>> START Source material
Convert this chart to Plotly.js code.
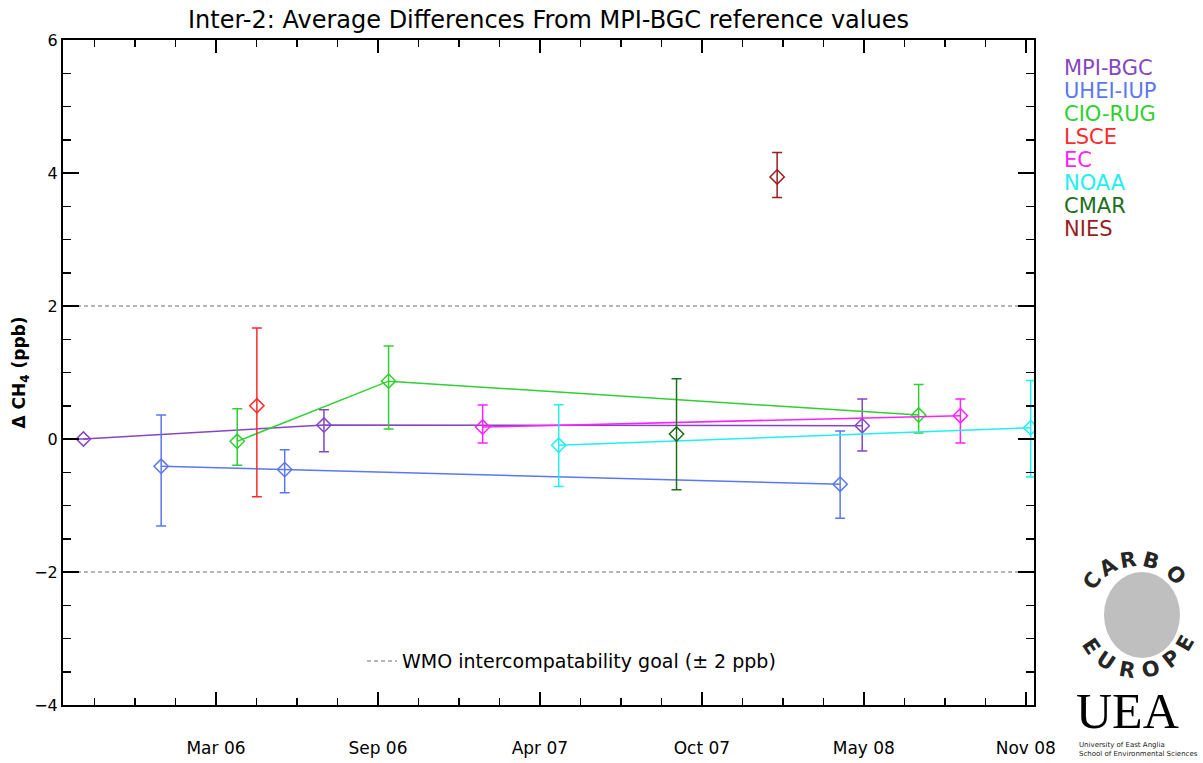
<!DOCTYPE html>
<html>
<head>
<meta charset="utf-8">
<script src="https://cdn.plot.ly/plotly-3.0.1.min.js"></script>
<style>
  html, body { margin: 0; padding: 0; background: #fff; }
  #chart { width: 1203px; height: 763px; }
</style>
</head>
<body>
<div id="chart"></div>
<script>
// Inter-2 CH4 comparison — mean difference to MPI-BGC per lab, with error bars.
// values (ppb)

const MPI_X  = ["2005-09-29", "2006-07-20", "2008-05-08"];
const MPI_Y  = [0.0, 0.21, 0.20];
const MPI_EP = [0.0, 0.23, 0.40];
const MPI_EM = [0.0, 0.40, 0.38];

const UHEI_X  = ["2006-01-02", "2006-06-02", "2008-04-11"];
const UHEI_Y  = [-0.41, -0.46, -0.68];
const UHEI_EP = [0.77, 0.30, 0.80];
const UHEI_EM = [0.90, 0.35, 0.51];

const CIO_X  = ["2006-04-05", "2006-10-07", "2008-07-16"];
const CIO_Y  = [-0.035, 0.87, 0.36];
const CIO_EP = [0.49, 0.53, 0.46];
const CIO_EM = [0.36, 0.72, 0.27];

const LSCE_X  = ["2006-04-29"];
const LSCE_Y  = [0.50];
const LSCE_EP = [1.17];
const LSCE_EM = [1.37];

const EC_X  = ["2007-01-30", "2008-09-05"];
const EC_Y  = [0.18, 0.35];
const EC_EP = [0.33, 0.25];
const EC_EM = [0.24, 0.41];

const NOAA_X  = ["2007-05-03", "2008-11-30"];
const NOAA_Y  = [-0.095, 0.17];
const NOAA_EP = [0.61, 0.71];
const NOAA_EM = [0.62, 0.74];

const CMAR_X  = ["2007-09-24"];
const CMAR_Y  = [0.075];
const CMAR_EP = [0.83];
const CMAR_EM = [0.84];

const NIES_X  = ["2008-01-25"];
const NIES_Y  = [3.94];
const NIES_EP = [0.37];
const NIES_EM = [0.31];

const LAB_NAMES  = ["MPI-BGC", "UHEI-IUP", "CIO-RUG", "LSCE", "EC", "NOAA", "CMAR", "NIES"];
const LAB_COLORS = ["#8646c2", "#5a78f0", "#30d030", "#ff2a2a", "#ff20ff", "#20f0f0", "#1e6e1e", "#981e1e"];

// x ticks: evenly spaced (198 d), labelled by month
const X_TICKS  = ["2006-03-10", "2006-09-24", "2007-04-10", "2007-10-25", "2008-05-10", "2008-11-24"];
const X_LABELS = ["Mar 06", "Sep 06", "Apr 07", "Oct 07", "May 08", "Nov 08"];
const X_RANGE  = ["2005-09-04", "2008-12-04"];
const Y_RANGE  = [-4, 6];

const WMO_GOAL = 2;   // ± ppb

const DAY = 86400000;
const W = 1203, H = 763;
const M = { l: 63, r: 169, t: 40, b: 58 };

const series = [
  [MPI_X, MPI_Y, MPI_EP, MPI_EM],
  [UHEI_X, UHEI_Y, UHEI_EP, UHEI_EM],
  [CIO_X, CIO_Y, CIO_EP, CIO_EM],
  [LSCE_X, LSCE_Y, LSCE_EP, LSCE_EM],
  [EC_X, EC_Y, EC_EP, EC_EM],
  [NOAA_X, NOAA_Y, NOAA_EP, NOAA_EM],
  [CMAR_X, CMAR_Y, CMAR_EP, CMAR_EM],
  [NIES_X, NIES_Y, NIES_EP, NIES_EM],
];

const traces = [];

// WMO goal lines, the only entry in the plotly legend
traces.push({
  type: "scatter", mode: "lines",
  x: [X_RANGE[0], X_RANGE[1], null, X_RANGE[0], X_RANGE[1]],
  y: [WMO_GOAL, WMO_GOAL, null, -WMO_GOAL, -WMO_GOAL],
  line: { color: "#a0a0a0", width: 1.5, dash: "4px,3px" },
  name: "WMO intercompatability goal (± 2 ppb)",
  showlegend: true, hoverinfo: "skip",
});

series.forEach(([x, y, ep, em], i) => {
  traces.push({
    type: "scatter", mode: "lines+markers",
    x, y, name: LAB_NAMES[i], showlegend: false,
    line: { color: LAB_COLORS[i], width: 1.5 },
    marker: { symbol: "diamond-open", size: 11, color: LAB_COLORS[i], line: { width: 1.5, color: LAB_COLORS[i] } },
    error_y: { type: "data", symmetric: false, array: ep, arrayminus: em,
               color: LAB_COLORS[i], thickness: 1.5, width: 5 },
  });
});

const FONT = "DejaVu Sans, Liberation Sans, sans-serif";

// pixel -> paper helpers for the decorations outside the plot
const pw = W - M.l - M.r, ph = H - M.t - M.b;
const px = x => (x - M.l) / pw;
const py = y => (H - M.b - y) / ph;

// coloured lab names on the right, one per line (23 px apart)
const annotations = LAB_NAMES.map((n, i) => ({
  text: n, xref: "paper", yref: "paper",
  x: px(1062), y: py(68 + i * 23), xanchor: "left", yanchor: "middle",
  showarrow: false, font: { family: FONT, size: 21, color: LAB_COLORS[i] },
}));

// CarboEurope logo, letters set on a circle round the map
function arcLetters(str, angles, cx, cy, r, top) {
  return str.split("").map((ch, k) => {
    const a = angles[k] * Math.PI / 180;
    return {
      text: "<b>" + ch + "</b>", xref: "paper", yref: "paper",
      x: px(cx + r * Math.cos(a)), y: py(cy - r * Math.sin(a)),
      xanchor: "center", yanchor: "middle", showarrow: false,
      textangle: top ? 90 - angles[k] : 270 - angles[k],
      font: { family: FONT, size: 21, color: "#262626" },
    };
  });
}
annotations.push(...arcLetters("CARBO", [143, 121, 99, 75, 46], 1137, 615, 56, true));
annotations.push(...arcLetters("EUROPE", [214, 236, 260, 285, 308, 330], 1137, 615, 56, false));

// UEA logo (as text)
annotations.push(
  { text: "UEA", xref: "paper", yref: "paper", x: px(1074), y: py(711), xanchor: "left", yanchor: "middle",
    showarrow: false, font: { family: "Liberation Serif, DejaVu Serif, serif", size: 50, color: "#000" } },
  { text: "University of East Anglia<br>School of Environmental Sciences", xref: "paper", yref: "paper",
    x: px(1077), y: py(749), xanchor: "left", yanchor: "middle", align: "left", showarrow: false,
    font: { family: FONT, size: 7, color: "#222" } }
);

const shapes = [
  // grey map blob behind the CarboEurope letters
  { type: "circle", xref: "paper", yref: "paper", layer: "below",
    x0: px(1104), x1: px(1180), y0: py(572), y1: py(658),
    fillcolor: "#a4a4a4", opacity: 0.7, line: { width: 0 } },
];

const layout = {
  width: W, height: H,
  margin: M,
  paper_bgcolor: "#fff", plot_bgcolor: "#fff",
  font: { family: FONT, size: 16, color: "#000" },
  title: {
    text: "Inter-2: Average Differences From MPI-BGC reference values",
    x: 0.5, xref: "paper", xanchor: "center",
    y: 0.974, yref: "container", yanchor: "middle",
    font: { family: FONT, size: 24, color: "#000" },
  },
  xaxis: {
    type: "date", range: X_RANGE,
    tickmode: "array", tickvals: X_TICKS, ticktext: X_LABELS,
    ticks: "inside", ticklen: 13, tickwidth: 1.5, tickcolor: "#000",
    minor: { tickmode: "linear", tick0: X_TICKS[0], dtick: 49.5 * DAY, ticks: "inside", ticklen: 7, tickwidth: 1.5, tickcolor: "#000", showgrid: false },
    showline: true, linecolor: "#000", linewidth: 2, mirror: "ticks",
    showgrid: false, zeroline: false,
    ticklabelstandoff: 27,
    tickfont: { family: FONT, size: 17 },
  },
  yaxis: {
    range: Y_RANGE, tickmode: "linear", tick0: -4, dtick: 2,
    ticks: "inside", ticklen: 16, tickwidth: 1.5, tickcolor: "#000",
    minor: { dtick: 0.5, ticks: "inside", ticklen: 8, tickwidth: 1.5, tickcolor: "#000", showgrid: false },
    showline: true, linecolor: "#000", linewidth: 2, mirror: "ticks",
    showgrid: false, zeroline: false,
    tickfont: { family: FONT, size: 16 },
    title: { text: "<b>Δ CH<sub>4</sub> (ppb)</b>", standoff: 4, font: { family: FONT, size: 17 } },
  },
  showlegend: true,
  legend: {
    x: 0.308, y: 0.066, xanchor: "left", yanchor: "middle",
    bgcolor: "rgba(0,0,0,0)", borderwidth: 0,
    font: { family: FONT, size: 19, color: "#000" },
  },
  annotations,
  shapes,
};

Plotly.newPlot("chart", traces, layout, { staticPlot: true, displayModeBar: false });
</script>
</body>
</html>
>> END Source material
Set down again, exactly, the lines of the material above from its first line to the one with "const LSCE_EM = [1.37];", inclusive. Leave the pictures out.

Convert this chart to Plotly.js code.
<!DOCTYPE html>
<html>
<head>
<meta charset="utf-8">
<script src="https://cdn.plot.ly/plotly-3.0.1.min.js"></script>
<style>
  html, body { margin: 0; padding: 0; background: #fff; }
  #chart { width: 1203px; height: 763px; }
</style>
</head>
<body>
<div id="chart"></div>
<script>
// Inter-2 CH4 comparison — mean difference to MPI-BGC per lab, with error bars.
// values (ppb)

const MPI_X  = ["2005-09-29", "2006-07-20", "2008-05-08"];
const MPI_Y  = [0.0, 0.21, 0.20];
const MPI_EP = [0.0, 0.23, 0.40];
const MPI_EM = [0.0, 0.40, 0.38];

const UHEI_X  = ["2006-01-02", "2006-06-02", "2008-04-11"];
const UHEI_Y  = [-0.41, -0.46, -0.68];
const UHEI_EP = [0.77, 0.30, 0.80];
const UHEI_EM = [0.90, 0.35, 0.51];

const CIO_X  = ["2006-04-05", "2006-10-07", "2008-07-16"];
const CIO_Y  = [-0.035, 0.87, 0.36];
const CIO_EP = [0.49, 0.53, 0.46];
const CIO_EM = [0.36, 0.72, 0.27];

const LSCE_X  = ["2006-04-29"];
const LSCE_Y  = [0.50];
const LSCE_EP = [1.17];
const LSCE_EM = [1.37];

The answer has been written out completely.